● **What to work on**: Return the whole listing, line for line, without the pictures in it.

● **Data extract**:
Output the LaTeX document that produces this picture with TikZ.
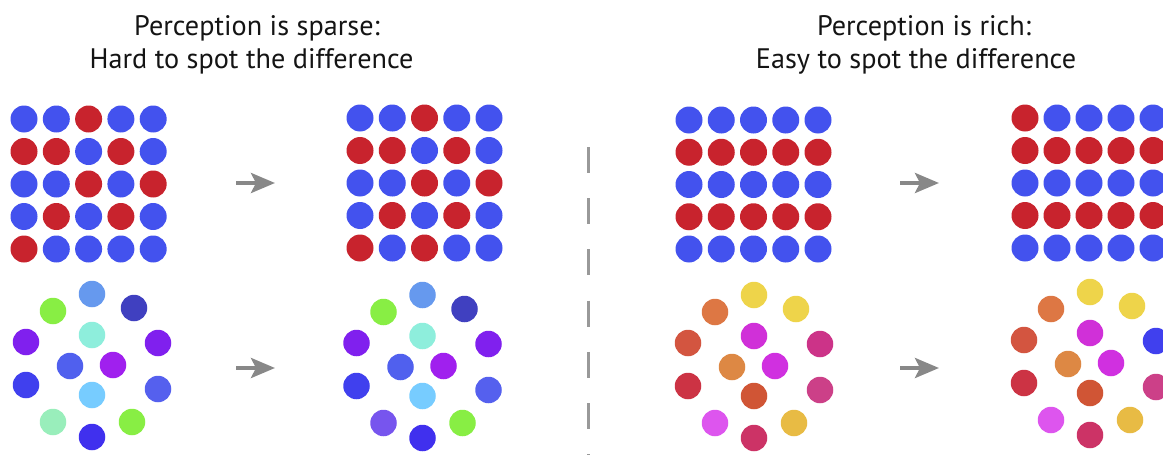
\documentclass[tikz,border=0pt]{standalone}
\usepackage{fontspec}
\setmainfont{PT Sans}
\usetikzlibrary{arrows.meta}
\definecolor{dB}{HTML}{4352EE}
\definecolor{dR}{HTML}{C8232D}
\definecolor{arrowgray}{HTML}{888888}
\definecolor{dashgray}{HTML}{999999}
\definecolor{titlecol}{HTML}{141414}
\tikzset{
  dot/.style={circle,inner sep=0pt,minimum size=27pt,draw=none},
  title/.style={anchor=base,font=\fontsize{28.2}{32}\selectfont,text=titlecol,inner sep=0pt},
  bigarrow/.style={draw=arrowgray,line width=4pt,-{Stealth[length=24pt,width=20pt,inset=5pt]}},
  divider/.style={draw=dashgray,line width=3pt,dash pattern=on 26pt off 25.2pt}
}
% #1 name, #2 x0, #3 y0, #4 dx, #5 dy, #6 colours (25)
\newcommand\dotgrid[6]{%
  \foreach \c [count=\k from 0] in {#6} {
    \pgfmathtruncatemacro\rr{int(\k/5)}
    \pgfmathtruncatemacro\cc{mod(\k,5)}
    \node[dot,fill=\c] (#1-\k) at ({#2+\cc*#4},{#3+\rr*#5}) {};
  }}
% #1 name, #2 dx, #3 dy, #4 hex colours (14)
\newcommand\scatter[4]{%
  \foreach \px/\py [count=\k] in {92/294,53/311,134/308,92/335,26/342,158/343,70/366,113/365,26/385,158/389,92/395,53/422,132/422,92/437} {
    \pgfmathsetmacro\hx{{#4}[\k-1]}
    \definecolor{tmpc}{HTML}{\hx}
    \node[dot,minimum size=26.5pt,fill=tmpc] (#1-\k) at ({\px+#2},{\py+#3}) {};
  }}
\begin{document}
\begin{tikzpicture}[x=1pt,y=-1pt]
\useasboundingbox (0,0) rectangle (1163,455);
% titles
\node[title] (t1a) at (257,35) {Perception is sparse:};
\node[title] (t1b) at (251.5,68) {Hard to spot the difference};
\node[title] (t2a) at (924,35) {Perception is rich:};
\node[title] (t2b) at (916,68) {Easy to spot the difference};
% grids
\dotgrid{g1}{24}{119}{32.3}{32.5}{dB,dB,dR,dB,dB, dR,dR,dB,dR,dB, dB,dB,dR,dB,dR, dB,dR,dB,dR,dB, dR,dB,dB,dB,dB}
\dotgrid{g2}{360}{118}{32.25}{32.5}{dB,dB,dR,dB,dB, dR,dR,dB,dR,dB, dB,dB,dR,dB,dR, dB,dR,dB,dR,dB, dR,dB,dR,dB,dB}
\dotgrid{g3}{689}{120}{32.25}{32.25}{dB,dB,dB,dB,dB, dR,dR,dR,dR,dR, dB,dB,dB,dB,dB, dR,dR,dR,dR,dR, dB,dB,dB,dB,dB}
\dotgrid{g4}{1025}{118}{32}{32.5}{dR,dB,dB,dB,dB, dR,dR,dR,dR,dR, dB,dB,dB,dB,dB, dR,dR,dR,dR,dR, dB,dB,dB,dB,dB}
% scatters
\scatter{s1}{0}{0}{"6699EE","88EE44","4040C0","8EEEDC","8020EE","8020EE","5060EE","A020EE","4040EE","5560EE","77CCFF","99EEBB","88EE44","4030EE"}
\scatter{s2}{330.5}{1}{"6699EE","88EE44","4040C0","8EEEDC","8020EE","8020EE","5060EE","A020EE","4040EE","5560EE","77CCFF","7755EE","88EE44","4030EE"}
\scatter{s3}{662}{1}{"EED44A","DD7744","EED44A","D030D8","D35540","CC3388","DD8844","D030E0","CC3344","CC4088","D05535","DD55EE","E8BB44","CC3366"}
\scatter{s4}{998}{-2}{"EED44A","DD7744","EED44A","D030D8","D35540","4040EE","DD8844","D030E0","CC3344","CC4088","D05535","DD55EE","E8BB44","CC3366"}
% arrows
\coordinate (a1s) at (236,183); \coordinate (a1e) at (275,183);
\coordinate (a2s) at (236,368); \coordinate (a2e) at (275,368);
\coordinate (a3s) at (900,183); \coordinate (a3e) at (939,183);
\coordinate (a4s) at (900,368); \coordinate (a4e) at (939,368);
\draw[bigarrow] (a1s) -- (a1e);
\draw[bigarrow] (a2s) -- (a2e);
\draw[bigarrow] (a3s) -- (a3e);
\draw[bigarrow] (a4s) -- (a4e);
% divider
\coordinate (dtop) at (588,147); \coordinate (dbot) at (588,470);
\draw[divider] (dtop) -- (dbot);
\end{tikzpicture}
\end{document}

● **Solution for this task**:
Output the LaTeX document that produces this picture with TikZ.
\documentclass[tikz,border=0pt]{standalone}
\usepackage{fontspec}
\setmainfont{PT Sans}
\usetikzlibrary{arrows.meta}
\definecolor{dB}{HTML}{4352EE}
\definecolor{dR}{HTML}{C8232D}
\definecolor{arrowgray}{HTML}{888888}
\definecolor{dashgray}{HTML}{999999}
\definecolor{titlecol}{HTML}{141414}
\tikzset{
  dot/.style={circle,inner sep=0pt,minimum size=27pt,draw=none},
  title/.style={anchor=base,font=\fontsize{28.2}{32}\selectfont,text=titlecol,inner sep=0pt},
  bigarrow/.style={draw=arrowgray,line width=4pt,-{Stealth[length=24pt,width=20pt,inset=5pt]}},
  divider/.style={draw=dashgray,line width=3pt,dash pattern=on 26pt off 25.2pt}
}
% #1 name, #2 x0, #3 y0, #4 dx, #5 dy, #6 colours (25)
\newcommand\dotgrid[6]{%
  \foreach \c [count=\k from 0] in {#6} {
    \pgfmathtruncatemacro\rr{int(\k/5)}
    \pgfmathtruncatemacro\cc{mod(\k,5)}
    \node[dot,fill=\c] (#1-\k) at ({#2+\cc*#4},{#3+\rr*#5}) {};
  }}
% #1 name, #2 dx, #3 dy, #4 hex colours (14)
\newcommand\scatter[4]{%
  \foreach \px/\py [count=\k] in {92/294,53/311,134/308,92/335,26/342,158/343,70/366,113/365,26/385,158/389,92/395,53/422,132/422,92/437} {
    \pgfmathsetmacro\hx{{#4}[\k-1]}
    \definecolor{tmpc}{HTML}{\hx}
    \node[dot,minimum size=26.5pt,fill=tmpc] (#1-\k) at ({\px+#2},{\py+#3}) {};
  }}
\begin{document}
\begin{tikzpicture}[x=1pt,y=-1pt]
\useasboundingbox (0,0) rectangle (1163,455);
% titles
\node[title] (t1a) at (257,35) {Perception is sparse:};
\node[title] (t1b) at (251.5,68) {Hard to spot the difference};
\node[title] (t2a) at (924,35) {Perception is rich:};
\node[title] (t2b) at (916,68) {Easy to spot the difference};
% grids
\dotgrid{g1}{24}{119}{32.3}{32.5}{dB,dB,dR,dB,dB, dR,dR,dB,dR,dB, dB,dB,dR,dB,dR, dB,dR,dB,dR,dB, dR,dB,dB,dB,dB}
\dotgrid{g2}{360}{118}{32.25}{32.5}{dB,dB,dR,dB,dB, dR,dR,dB,dR,dB, dB,dB,dR,dB,dR, dB,dR,dB,dR,dB, dR,dB,dR,dB,dB}
\dotgrid{g3}{689}{120}{32.25}{32.25}{dB,dB,dB,dB,dB, dR,dR,dR,dR,dR, dB,dB,dB,dB,dB, dR,dR,dR,dR,dR, dB,dB,dB,dB,dB}
\dotgrid{g4}{1025}{118}{32}{32.5}{dR,dB,dB,dB,dB, dR,dR,dR,dR,dR, dB,dB,dB,dB,dB, dR,dR,dR,dR,dR, dB,dB,dB,dB,dB}
% scatters
\scatter{s1}{0}{0}{"6699EE","88EE44","4040C0","8EEEDC","8020EE","8020EE","5060EE","A020EE","4040EE","5560EE","77CCFF","99EEBB","88EE44","4030EE"}
\scatter{s2}{330.5}{1}{"6699EE","88EE44","4040C0","8EEEDC","8020EE","8020EE","5060EE","A020EE","4040EE","5560EE","77CCFF","7755EE","88EE44","4030EE"}
\scatter{s3}{662}{1}{"EED44A","DD7744","EED44A","D030D8","D35540","CC3388","DD8844","D030E0","CC3344","CC4088","D05535","DD55EE","E8BB44","CC3366"}
\scatter{s4}{998}{-2}{"EED44A","DD7744","EED44A","D030D8","D35540","4040EE","DD8844","D030E0","CC3344","CC4088","D05535","DD55EE","E8BB44","CC3366"}
% arrows
\coordinate (a1s) at (236,183); \coordinate (a1e) at (275,183);
\coordinate (a2s) at (236,368); \coordinate (a2e) at (275,368);
\coordinate (a3s) at (900,183); \coordinate (a3e) at (939,183);
\coordinate (a4s) at (900,368); \coordinate (a4e) at (939,368);
\draw[bigarrow] (a1s) -- (a1e);
\draw[bigarrow] (a2s) -- (a2e);
\draw[bigarrow] (a3s) -- (a3e);
\draw[bigarrow] (a4s) -- (a4e);
% divider
\coordinate (dtop) at (588,147); \coordinate (dbot) at (588,470);
\draw[divider] (dtop) -- (dbot);
\end{tikzpicture}
\end{document}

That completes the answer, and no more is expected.